*STATED GOAL*.
Write the lines out again, from the top of the material to the line containing "plt.rcParams['lines.scale_dashes'] = False", pictures excluded.

*SOURCE MATERIAL*.
-- Start --

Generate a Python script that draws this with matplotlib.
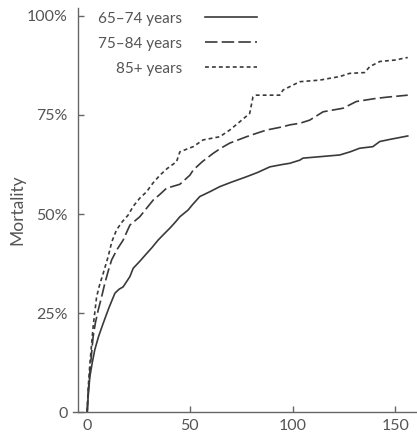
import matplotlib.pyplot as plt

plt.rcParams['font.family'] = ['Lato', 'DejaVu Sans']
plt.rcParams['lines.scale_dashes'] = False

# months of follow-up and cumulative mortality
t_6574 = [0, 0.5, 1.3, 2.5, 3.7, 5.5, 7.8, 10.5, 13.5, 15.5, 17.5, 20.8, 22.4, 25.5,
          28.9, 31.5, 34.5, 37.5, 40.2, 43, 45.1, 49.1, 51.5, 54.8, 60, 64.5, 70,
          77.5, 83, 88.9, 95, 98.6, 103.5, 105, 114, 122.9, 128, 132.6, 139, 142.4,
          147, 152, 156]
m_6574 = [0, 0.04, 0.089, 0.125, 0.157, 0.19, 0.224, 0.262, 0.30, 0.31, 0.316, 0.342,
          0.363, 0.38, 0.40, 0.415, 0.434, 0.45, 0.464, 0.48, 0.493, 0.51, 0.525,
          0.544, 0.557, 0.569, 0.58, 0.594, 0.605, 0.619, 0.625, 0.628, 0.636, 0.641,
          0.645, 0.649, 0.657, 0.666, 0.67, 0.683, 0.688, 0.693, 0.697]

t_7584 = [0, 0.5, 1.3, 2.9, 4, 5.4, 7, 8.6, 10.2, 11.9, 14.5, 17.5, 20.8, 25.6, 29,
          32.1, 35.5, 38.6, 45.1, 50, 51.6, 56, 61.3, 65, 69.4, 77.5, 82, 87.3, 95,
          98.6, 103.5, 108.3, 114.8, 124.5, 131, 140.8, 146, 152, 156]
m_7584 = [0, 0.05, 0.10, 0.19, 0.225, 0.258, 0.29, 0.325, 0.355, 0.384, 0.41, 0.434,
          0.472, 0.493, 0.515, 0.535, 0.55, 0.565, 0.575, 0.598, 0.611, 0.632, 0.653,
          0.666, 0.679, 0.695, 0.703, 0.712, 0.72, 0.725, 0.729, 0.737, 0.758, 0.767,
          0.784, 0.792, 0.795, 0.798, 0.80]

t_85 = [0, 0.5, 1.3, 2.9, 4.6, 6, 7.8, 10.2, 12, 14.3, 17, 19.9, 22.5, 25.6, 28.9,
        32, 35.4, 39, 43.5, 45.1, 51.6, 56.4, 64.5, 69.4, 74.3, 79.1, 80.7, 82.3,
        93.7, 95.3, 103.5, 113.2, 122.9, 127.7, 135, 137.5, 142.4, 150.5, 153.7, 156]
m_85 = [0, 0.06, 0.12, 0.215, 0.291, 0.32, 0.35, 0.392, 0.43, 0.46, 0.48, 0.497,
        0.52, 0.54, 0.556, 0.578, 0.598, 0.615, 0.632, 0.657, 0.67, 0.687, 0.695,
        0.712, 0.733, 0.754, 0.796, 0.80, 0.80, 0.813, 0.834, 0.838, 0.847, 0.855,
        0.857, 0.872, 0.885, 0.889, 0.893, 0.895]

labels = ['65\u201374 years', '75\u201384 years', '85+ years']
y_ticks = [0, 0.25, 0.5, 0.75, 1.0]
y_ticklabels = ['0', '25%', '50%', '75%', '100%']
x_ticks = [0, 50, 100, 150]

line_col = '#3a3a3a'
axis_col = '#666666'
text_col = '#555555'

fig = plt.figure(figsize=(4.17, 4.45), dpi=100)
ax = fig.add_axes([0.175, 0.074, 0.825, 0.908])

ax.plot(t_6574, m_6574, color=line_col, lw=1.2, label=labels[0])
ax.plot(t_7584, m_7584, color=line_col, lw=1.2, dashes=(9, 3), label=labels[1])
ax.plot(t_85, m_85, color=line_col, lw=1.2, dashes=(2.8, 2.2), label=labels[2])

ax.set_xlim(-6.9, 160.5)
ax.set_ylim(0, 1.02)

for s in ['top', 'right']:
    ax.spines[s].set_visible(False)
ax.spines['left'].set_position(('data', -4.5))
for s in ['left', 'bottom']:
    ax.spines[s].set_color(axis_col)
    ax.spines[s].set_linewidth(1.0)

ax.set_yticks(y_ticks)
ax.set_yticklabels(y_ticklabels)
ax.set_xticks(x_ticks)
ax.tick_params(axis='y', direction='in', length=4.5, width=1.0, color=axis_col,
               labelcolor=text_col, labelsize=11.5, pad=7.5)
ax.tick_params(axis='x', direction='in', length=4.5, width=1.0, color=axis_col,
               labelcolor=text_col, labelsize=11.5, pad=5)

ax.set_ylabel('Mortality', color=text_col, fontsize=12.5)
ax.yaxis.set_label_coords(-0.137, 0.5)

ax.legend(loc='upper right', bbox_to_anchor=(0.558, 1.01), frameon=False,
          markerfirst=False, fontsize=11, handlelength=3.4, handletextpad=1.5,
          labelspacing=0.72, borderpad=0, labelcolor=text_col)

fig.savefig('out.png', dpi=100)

-- End --

*RESPONSE*.
Generate a Python script that draws this with matplotlib.
import matplotlib.pyplot as plt

plt.rcParams['font.family'] = ['Lato', 'DejaVu Sans']
plt.rcParams['lines.scale_dashes'] = False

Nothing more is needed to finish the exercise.